» **AIM OF THE EXERCISE**: Copy each line below in which the string "this" occurs.

» **INPUT MATERIAL**:
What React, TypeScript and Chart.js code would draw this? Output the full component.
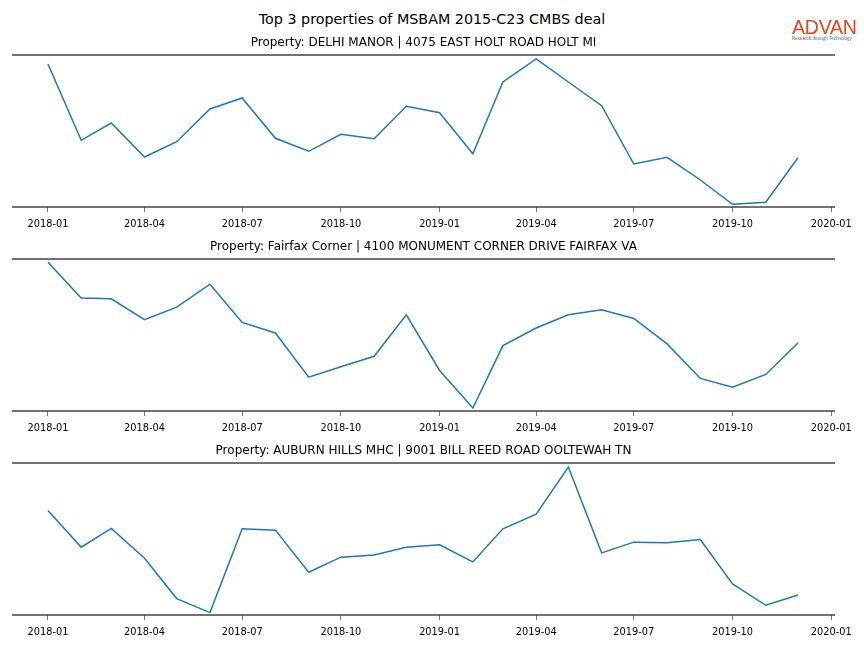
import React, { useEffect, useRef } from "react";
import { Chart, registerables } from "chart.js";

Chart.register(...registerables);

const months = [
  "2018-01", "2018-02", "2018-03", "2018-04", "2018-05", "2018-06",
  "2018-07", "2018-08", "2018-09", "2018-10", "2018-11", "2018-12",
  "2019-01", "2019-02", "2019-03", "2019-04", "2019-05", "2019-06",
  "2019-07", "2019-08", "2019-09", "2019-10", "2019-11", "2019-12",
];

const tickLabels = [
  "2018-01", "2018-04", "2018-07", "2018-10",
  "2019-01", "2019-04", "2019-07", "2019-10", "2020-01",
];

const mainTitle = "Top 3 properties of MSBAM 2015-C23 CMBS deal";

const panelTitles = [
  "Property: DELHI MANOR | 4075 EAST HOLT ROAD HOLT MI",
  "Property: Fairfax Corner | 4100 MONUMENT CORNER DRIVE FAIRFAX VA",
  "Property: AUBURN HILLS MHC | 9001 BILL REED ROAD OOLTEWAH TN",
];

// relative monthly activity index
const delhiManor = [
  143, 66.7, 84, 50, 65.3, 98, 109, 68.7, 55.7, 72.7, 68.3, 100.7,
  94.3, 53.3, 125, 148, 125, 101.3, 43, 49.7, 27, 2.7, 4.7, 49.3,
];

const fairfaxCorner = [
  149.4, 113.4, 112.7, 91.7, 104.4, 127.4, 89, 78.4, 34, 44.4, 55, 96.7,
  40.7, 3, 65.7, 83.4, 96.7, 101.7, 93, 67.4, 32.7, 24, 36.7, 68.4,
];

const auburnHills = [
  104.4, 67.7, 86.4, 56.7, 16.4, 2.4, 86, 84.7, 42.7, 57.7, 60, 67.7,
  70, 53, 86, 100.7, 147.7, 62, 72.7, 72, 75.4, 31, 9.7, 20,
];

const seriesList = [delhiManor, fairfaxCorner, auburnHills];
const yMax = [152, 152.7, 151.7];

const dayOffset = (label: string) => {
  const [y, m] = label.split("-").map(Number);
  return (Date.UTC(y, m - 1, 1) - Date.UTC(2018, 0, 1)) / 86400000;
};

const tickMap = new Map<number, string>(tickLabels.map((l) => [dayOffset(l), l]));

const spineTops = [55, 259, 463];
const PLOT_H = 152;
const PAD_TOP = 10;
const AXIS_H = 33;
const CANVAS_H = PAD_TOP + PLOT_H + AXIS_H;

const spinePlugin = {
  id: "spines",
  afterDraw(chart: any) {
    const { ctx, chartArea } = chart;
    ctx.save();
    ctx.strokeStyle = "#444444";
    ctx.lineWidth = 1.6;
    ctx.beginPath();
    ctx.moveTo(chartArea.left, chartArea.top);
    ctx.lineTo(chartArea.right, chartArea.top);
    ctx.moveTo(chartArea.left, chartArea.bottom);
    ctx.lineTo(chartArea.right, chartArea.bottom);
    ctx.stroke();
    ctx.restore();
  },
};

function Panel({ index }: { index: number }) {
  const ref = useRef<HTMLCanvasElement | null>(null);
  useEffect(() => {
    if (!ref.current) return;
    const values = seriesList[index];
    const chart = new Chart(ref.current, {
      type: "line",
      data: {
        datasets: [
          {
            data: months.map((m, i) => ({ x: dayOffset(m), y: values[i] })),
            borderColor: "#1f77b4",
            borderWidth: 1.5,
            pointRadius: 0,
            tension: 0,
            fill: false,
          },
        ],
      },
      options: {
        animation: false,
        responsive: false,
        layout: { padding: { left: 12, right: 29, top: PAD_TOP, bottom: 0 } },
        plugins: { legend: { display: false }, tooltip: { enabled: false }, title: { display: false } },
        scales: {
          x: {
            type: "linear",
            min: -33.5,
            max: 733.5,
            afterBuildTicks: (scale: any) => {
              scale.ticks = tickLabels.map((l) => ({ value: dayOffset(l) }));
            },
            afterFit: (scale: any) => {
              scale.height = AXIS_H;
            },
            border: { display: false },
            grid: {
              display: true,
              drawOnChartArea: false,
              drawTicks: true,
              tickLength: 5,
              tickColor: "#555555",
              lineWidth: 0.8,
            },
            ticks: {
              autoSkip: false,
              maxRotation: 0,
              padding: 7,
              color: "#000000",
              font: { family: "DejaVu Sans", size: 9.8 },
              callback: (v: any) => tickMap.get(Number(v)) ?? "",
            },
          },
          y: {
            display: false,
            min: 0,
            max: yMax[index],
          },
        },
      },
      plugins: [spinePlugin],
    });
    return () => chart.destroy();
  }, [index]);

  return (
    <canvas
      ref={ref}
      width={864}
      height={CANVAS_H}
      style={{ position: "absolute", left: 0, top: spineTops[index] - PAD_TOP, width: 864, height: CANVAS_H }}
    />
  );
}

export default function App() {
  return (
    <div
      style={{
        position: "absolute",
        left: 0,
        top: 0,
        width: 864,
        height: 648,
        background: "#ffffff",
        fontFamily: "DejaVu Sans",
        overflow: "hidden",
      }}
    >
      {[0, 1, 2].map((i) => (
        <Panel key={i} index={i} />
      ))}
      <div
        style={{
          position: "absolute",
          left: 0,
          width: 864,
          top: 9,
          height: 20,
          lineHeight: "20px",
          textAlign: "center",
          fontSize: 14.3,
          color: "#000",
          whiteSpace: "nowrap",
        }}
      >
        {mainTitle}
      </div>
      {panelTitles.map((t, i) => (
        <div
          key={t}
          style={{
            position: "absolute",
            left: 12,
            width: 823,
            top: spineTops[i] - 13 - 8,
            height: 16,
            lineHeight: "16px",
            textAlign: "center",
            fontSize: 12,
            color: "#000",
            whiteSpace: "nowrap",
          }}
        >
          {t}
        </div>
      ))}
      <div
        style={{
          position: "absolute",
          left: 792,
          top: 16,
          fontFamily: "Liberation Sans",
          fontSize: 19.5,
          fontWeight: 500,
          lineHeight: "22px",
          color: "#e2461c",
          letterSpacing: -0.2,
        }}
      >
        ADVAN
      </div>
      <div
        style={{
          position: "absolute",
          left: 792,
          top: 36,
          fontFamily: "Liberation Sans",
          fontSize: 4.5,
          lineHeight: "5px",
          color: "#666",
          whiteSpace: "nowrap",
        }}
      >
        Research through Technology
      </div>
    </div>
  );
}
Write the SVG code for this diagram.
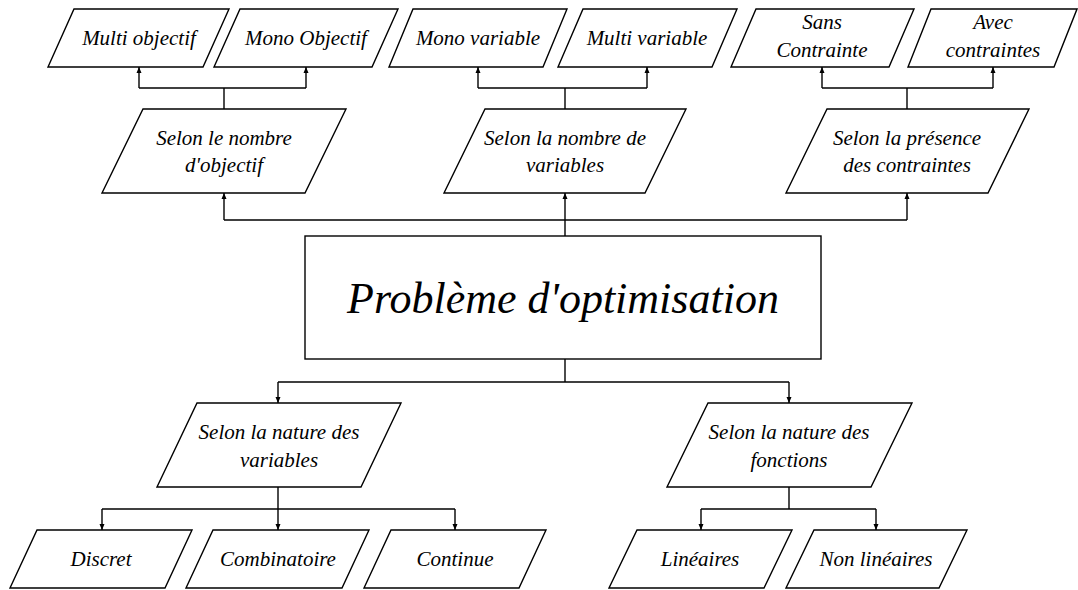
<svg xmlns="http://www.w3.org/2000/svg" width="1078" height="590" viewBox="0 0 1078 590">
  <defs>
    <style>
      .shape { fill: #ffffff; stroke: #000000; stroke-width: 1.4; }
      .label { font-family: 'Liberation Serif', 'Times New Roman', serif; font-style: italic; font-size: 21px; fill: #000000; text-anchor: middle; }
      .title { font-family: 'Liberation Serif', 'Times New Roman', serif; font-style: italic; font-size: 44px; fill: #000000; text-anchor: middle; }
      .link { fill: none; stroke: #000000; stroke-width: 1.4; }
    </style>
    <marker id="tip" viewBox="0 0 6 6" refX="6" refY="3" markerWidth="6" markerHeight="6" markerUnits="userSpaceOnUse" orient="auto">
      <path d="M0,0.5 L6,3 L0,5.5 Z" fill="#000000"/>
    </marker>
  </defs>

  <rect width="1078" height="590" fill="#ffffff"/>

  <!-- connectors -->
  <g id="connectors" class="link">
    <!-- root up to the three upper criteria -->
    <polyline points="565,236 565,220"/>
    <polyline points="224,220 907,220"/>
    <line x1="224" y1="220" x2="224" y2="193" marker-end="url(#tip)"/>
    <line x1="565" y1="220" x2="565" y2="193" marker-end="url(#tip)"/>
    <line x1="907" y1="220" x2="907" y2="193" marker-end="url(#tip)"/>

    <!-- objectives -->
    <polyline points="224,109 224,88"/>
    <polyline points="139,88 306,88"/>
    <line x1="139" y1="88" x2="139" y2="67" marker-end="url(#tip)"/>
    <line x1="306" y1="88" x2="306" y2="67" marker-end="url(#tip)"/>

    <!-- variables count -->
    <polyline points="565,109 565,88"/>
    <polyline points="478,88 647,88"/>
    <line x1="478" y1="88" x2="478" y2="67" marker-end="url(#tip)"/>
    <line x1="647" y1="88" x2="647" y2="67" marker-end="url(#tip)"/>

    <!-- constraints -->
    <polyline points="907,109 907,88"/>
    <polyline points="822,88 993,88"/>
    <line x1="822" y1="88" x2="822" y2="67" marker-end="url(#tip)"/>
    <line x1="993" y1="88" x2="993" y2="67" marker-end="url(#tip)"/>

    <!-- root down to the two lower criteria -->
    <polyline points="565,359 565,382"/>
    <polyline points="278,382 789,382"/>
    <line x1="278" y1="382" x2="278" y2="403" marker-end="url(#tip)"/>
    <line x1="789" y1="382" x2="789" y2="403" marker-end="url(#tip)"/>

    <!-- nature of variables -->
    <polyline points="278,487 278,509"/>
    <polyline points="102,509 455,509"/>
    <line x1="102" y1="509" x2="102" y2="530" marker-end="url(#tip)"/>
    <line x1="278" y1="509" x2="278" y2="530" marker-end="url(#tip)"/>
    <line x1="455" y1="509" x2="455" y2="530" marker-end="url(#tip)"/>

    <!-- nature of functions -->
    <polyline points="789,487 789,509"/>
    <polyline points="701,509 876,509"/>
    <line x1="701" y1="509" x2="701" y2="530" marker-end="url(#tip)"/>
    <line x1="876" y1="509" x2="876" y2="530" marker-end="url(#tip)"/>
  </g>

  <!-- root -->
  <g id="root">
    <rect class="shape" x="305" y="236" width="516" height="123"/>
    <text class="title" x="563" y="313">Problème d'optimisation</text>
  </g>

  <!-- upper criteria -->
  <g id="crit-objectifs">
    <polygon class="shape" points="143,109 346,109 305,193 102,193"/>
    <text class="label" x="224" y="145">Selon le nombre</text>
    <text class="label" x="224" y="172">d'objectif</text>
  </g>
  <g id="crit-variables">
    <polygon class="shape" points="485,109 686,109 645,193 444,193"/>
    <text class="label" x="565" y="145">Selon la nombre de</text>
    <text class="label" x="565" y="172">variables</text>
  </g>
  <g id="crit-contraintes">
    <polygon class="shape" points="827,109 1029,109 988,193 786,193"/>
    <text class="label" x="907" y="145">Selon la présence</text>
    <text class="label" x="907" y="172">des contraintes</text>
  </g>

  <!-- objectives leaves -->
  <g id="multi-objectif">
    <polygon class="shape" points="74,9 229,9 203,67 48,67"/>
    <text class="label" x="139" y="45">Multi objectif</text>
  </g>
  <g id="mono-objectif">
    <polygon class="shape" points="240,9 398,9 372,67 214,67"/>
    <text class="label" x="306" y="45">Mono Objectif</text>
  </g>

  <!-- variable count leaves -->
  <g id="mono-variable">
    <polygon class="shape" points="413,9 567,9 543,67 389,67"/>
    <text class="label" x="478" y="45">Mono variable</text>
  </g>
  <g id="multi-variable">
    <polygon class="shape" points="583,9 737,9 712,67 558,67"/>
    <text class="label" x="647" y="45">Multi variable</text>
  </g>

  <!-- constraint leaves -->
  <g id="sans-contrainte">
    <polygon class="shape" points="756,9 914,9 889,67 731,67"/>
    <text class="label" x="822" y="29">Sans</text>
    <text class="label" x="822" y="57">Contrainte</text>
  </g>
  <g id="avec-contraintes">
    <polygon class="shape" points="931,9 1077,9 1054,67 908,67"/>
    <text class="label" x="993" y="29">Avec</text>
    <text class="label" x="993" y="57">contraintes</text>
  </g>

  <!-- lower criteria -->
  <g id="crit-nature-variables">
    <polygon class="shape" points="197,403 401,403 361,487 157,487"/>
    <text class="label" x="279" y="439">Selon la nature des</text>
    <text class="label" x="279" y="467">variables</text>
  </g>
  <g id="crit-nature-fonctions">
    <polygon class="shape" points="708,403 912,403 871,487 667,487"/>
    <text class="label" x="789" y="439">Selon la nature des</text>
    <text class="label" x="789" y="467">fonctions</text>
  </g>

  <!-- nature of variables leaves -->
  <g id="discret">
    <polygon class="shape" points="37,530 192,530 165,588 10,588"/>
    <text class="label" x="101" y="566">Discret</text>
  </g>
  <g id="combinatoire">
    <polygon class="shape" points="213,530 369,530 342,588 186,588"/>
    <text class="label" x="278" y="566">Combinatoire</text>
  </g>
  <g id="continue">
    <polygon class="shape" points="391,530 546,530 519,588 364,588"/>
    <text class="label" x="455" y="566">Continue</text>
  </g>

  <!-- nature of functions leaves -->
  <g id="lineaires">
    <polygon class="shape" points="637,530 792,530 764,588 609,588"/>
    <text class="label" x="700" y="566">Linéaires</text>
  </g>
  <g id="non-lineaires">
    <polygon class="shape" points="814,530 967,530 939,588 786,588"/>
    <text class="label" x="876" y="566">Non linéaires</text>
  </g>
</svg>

» **RESPONSE**:
What React, TypeScript and Chart.js code would draw this? Output the full component.
Write the SVG code for this diagram.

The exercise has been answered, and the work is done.